▸ **PROBLEM REQUIREMENTS**
Reproduce the listing below word for word, with no pictures.

▸ **DATA EXTRACT**
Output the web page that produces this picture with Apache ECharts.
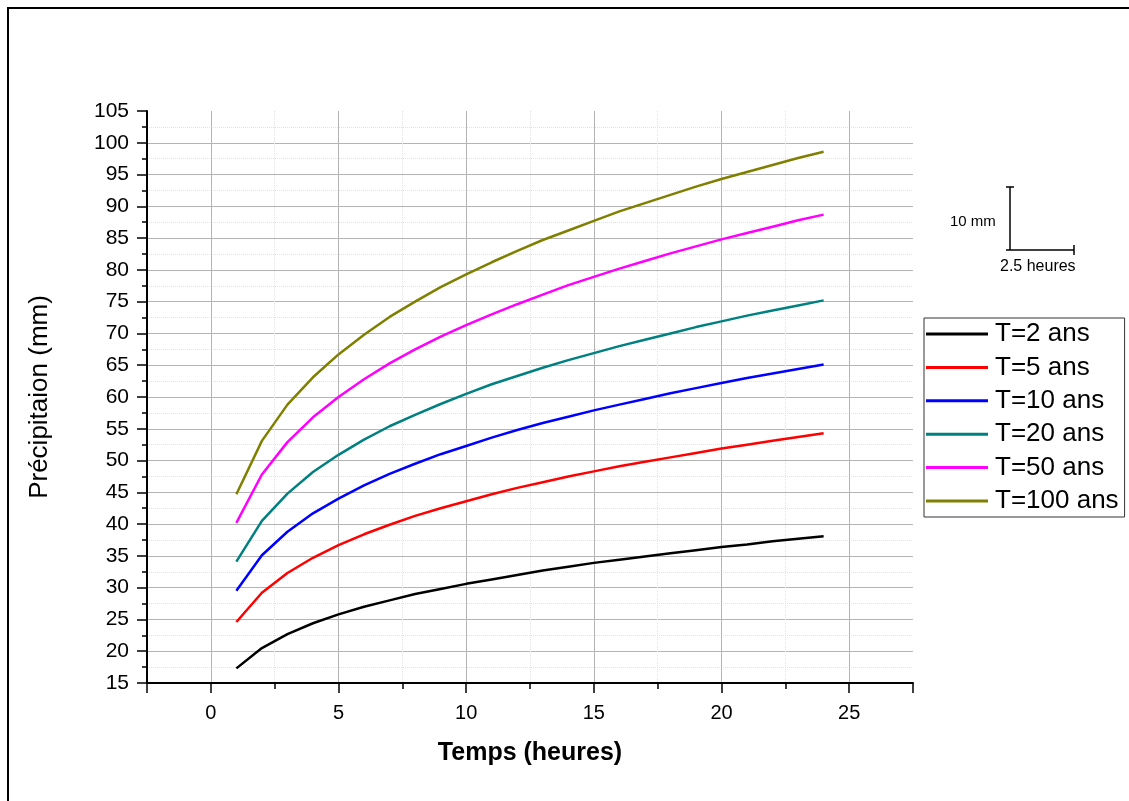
<!DOCTYPE html>
<html>
<head>
<meta charset="utf-8">
<script src="https://cdn.jsdelivr.net/npm/echarts@6/dist/echarts.min.js"></script>
<style>
html,body{margin:0;padding:0;background:#fff;}
#chart{width:1129px;height:801px;}
</style>
</head>
<body>
<div id="chart"></div>
<script>
// ---- data ----
const hours = [1,2,3,4,5,6,7,8,9,10,11,12,13,14,15,16,17,18,19,20,21,22,23,24];
const seriesNames = ['T=2 ans','T=5 ans','T=10 ans','T=20 ans','T=50 ans','T=100 ans'];
const T2   = [17.3,20.5,22.7,24.4,25.8,27.0,28.0,29.0,29.8,30.6,31.3,32.0,32.7,33.3,33.9,34.4,34.9,35.4,35.9,36.4,36.8,37.3,37.7,38.1];
const T5   = [24.6,29.2,32.3,34.7,36.7,38.4,39.9,41.3,42.5,43.6,44.7,45.7,46.6,47.5,48.3,49.1,49.8,50.5,51.2,51.9,52.5,53.1,53.7,54.3];
const T10  = [29.5,35.1,38.8,41.7,44.0,46.1,47.9,49.5,51.0,52.3,53.6,54.8,55.9,56.9,57.9,58.8,59.7,60.6,61.4,62.2,63.0,63.7,64.4,65.1];
const T20  = [34.1,40.5,44.8,48.2,50.9,53.3,55.4,57.2,58.9,60.5,62.0,63.3,64.6,65.8,66.9,68.0,69.0,70.0,71.0,71.9,72.8,73.6,74.4,75.2];
const T50  = [40.2,47.8,52.9,56.8,60.0,62.8,65.3,67.5,69.5,71.3,73.0,74.6,76.1,77.6,78.9,80.2,81.4,82.6,83.7,84.8,85.8,86.8,87.8,88.7];
const T100 = [44.7,53.1,58.8,63.1,66.7,69.8,72.6,75.0,77.3,79.3,81.2,83.0,84.7,86.2,87.7,89.2,90.5,91.8,93.1,94.3,95.4,96.5,97.6,98.6];
const allValues = [T2,T5,T10,T20,T50,T100];
const colors = ['#000000','#ff0000','#0000ff','#008080','#ff00ff','#808000'];
const xTitle = 'Temps (heures)';
const yTitle = 'Précipitaion (mm)';

const FONT = 'Liberation Sans, Arial, sans-serif';
const chart = echarts.init(document.getElementById('chart'), null, {renderer:'canvas'});

const series = seriesNames.map((name,i) => ({
  name: name,
  type: 'line',
  data: hours.map((h,j) => [h, allValues[i][j]]),
  symbol: 'none',
  smooth: false,
  lineStyle: {color: colors[i], width: 2.5},
  itemStyle: {color: colors[i]},
  z: 5
}));

chart.setOption({
  animation: false,
  backgroundColor: '#ffffff',
  grid: {left: 147, right: 216, top: 111, bottom: 118, containLabel: false},
  xAxis: {
    type: 'value',
    min: -2.5, max: 27.5, splitNumber: 6,
    name: xTitle, nameLocation: 'middle', nameGap: 58,
    nameTextStyle: {fontFamily: FONT, fontSize: 25, fontWeight: 'bold', color: '#000'},
    axisLine: {show: true, onZero: false, lineStyle: {color: '#000', width: 2}},
    axisTick: {show: true, inside: false, length: 10, lineStyle: {color: '#000', width: 1.5}},
    minorTick: {show: true, splitNumber: 2, length: 6, lineStyle: {color: '#000', width: 1.5}},
    axisLabel: {fontFamily: FONT, fontSize: 20, color: '#000', margin: 20,
      formatter: v => (Math.abs(v % 5) < 1e-9 ? String(v) : '')},
    splitLine: {show: true, showMinLine: false, showMaxLine: false, lineStyle: {color: '#b4b4b4', width: 1}},
    minorSplitLine: {show: true, lineStyle: {color: '#e2e2e2', width: 1, type: 'dotted'}}
  },
  yAxis: {
    type: 'value',
    min: 15, max: 105, interval: 5,
    name: yTitle, nameLocation: 'middle', nameGap: 94, nameRotate: 90,
    nameTextStyle: {fontFamily: FONT, fontSize: 26, color: '#000'},
    axisLine: {show: true, onZero: false, lineStyle: {color: '#000', width: 2}},
    axisTick: {show: true, inside: false, length: 10, lineStyle: {color: '#000', width: 1.5}},
    minorTick: {show: true, splitNumber: 2, length: 5, lineStyle: {color: '#000', width: 1.5}},
    axisLabel: {fontFamily: FONT, fontSize: 21, color: '#000', margin: 18},
    splitLine: {show: true, showMinLine: false, showMaxLine: false, lineStyle: {color: '#b4b4b4', width: 1}},
    minorSplitLine: {show: true, lineStyle: {color: '#e2e2e2', width: 1, type: 'dotted'}}
  },
  legend: {
    show: true, orient: 'vertical', left: 924, top: 318,
    padding: [3, 6, 3, 2], itemGap: 7.4,
    itemWidth: 62, itemHeight: 14,
    borderColor: '#333', borderWidth: 1, backgroundColor: '#fff',
    textStyle: {fontFamily: FONT, fontSize: 26, lineHeight: 26, color: '#000', padding: [0,0,0,2]},
    data: seriesNames.map(n => ({name: n, icon: 'path://M0,0 L62,0 L62,3 L0,3 Z'}))
  },
  graphic: [
    {type: 'rect', shape: {x: 8, y: 8, width: 1135, height: 805}, style: {fill: 'none', stroke: '#000', lineWidth: 2}, silent: true},
    // scale bar
    {type: 'line', shape: {x1: 1010, y1: 187, x2: 1010, y2: 250}, style: {stroke: '#000', lineWidth: 1.5}},
    {type: 'line', shape: {x1: 1006, y1: 187, x2: 1014, y2: 187}, style: {stroke: '#000', lineWidth: 1.5}},
    {type: 'line', shape: {x1: 1006, y1: 250, x2: 1074, y2: 250}, style: {stroke: '#000', lineWidth: 1.5}},
    {type: 'line', shape: {x1: 1074, y1: 245, x2: 1074, y2: 255}, style: {stroke: '#000', lineWidth: 1.5}},
    {type: 'text', left: 950, top: 214, style: {text: '10 mm', font: '15px ' + FONT, fill: '#000'}},
    {type: 'text', left: 1000, top: 259, style: {text: '2.5 heures', font: '16px ' + FONT, fill: '#000'}}
  ],
  series: series
});
</script>
</body>
</html>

▸ **TASK OUTPUT**
Output the web page that produces this picture with Apache ECharts.
<!DOCTYPE html>
<html>
<head>
<meta charset="utf-8">
<script src="https://cdn.jsdelivr.net/npm/echarts@6/dist/echarts.min.js"></script>
<style>
html,body{margin:0;padding:0;background:#fff;}
#chart{width:1129px;height:801px;}
</style>
</head>
<body>
<div id="chart"></div>
<script>
// ---- data ----
const hours = [1,2,3,4,5,6,7,8,9,10,11,12,13,14,15,16,17,18,19,20,21,22,23,24];
const seriesNames = ['T=2 ans','T=5 ans','T=10 ans','T=20 ans','T=50 ans','T=100 ans'];
const T2   = [17.3,20.5,22.7,24.4,25.8,27.0,28.0,29.0,29.8,30.6,31.3,32.0,32.7,33.3,33.9,34.4,34.9,35.4,35.9,36.4,36.8,37.3,37.7,38.1];
const T5   = [24.6,29.2,32.3,34.7,36.7,38.4,39.9,41.3,42.5,43.6,44.7,45.7,46.6,47.5,48.3,49.1,49.8,50.5,51.2,51.9,52.5,53.1,53.7,54.3];
const T10  = [29.5,35.1,38.8,41.7,44.0,46.1,47.9,49.5,51.0,52.3,53.6,54.8,55.9,56.9,57.9,58.8,59.7,60.6,61.4,62.2,63.0,63.7,64.4,65.1];
const T20  = [34.1,40.5,44.8,48.2,50.9,53.3,55.4,57.2,58.9,60.5,62.0,63.3,64.6,65.8,66.9,68.0,69.0,70.0,71.0,71.9,72.8,73.6,74.4,75.2];
const T50  = [40.2,47.8,52.9,56.8,60.0,62.8,65.3,67.5,69.5,71.3,73.0,74.6,76.1,77.6,78.9,80.2,81.4,82.6,83.7,84.8,85.8,86.8,87.8,88.7];
const T100 = [44.7,53.1,58.8,63.1,66.7,69.8,72.6,75.0,77.3,79.3,81.2,83.0,84.7,86.2,87.7,89.2,90.5,91.8,93.1,94.3,95.4,96.5,97.6,98.6];
const allValues = [T2,T5,T10,T20,T50,T100];
const colors = ['#000000','#ff0000','#0000ff','#008080','#ff00ff','#808000'];
const xTitle = 'Temps (heures)';
const yTitle = 'Précipitaion (mm)';

const FONT = 'Liberation Sans, Arial, sans-serif';
const chart = echarts.init(document.getElementById('chart'), null, {renderer:'canvas'});

const series = seriesNames.map((name,i) => ({
  name: name,
  type: 'line',
  data: hours.map((h,j) => [h, allValues[i][j]]),
  symbol: 'none',
  smooth: false,
  lineStyle: {color: colors[i], width: 2.5},
  itemStyle: {color: colors[i]},
  z: 5
}));

chart.setOption({
  animation: false,
  backgroundColor: '#ffffff',
  grid: {left: 147, right: 216, top: 111, bottom: 118, containLabel: false},
  xAxis: {
    type: 'value',
    min: -2.5, max: 27.5, splitNumber: 6,
    name: xTitle, nameLocation: 'middle', nameGap: 58,
    nameTextStyle: {fontFamily: FONT, fontSize: 25, fontWeight: 'bold', color: '#000'},
    axisLine: {show: true, onZero: false, lineStyle: {color: '#000', width: 2}},
    axisTick: {show: true, inside: false, length: 10, lineStyle: {color: '#000', width: 1.5}},
    minorTick: {show: true, splitNumber: 2, length: 6, lineStyle: {color: '#000', width: 1.5}},
    axisLabel: {fontFamily: FONT, fontSize: 20, color: '#000', margin: 20,
      formatter: v => (Math.abs(v % 5) < 1e-9 ? String(v) : '')},
    splitLine: {show: true, showMinLine: false, showMaxLine: false, lineStyle: {color: '#b4b4b4', width: 1}},
    minorSplitLine: {show: true, lineStyle: {color: '#e2e2e2', width: 1, type: 'dotted'}}
  },
  yAxis: {
    type: 'value',
    min: 15, max: 105, interval: 5,
    name: yTitle, nameLocation: 'middle', nameGap: 94, nameRotate: 90,
    nameTextStyle: {fontFamily: FONT, fontSize: 26, color: '#000'},
    axisLine: {show: true, onZero: false, lineStyle: {color: '#000', width: 2}},
    axisTick: {show: true, inside: false, length: 10, lineStyle: {color: '#000', width: 1.5}},
    minorTick: {show: true, splitNumber: 2, length: 5, lineStyle: {color: '#000', width: 1.5}},
    axisLabel: {fontFamily: FONT, fontSize: 21, color: '#000', margin: 18},
    splitLine: {show: true, showMinLine: false, showMaxLine: false, lineStyle: {color: '#b4b4b4', width: 1}},
    minorSplitLine: {show: true, lineStyle: {color: '#e2e2e2', width: 1, type: 'dotted'}}
  },
  legend: {
    show: true, orient: 'vertical', left: 924, top: 318,
    padding: [3, 6, 3, 2], itemGap: 7.4,
    itemWidth: 62, itemHeight: 14,
    borderColor: '#333', borderWidth: 1, backgroundColor: '#fff',
    textStyle: {fontFamily: FONT, fontSize: 26, lineHeight: 26, color: '#000', padding: [0,0,0,2]},
    data: seriesNames.map(n => ({name: n, icon: 'path://M0,0 L62,0 L62,3 L0,3 Z'}))
  },
  graphic: [
    {type: 'rect', shape: {x: 8, y: 8, width: 1135, height: 805}, style: {fill: 'none', stroke: '#000', lineWidth: 2}, silent: true},
    // scale bar
    {type: 'line', shape: {x1: 1010, y1: 187, x2: 1010, y2: 250}, style: {stroke: '#000', lineWidth: 1.5}},
    {type: 'line', shape: {x1: 1006, y1: 187, x2: 1014, y2: 187}, style: {stroke: '#000', lineWidth: 1.5}},
    {type: 'line', shape: {x1: 1006, y1: 250, x2: 1074, y2: 250}, style: {stroke: '#000', lineWidth: 1.5}},
    {type: 'line', shape: {x1: 1074, y1: 245, x2: 1074, y2: 255}, style: {stroke: '#000', lineWidth: 1.5}},
    {type: 'text', left: 950, top: 214, style: {text: '10 mm', font: '15px ' + FONT, fill: '#000'}},
    {type: 'text', left: 1000, top: 259, style: {text: '2.5 heures', font: '16px ' + FONT, fill: '#000'}}
  ],
  series: series
});
</script>
</body>
</html>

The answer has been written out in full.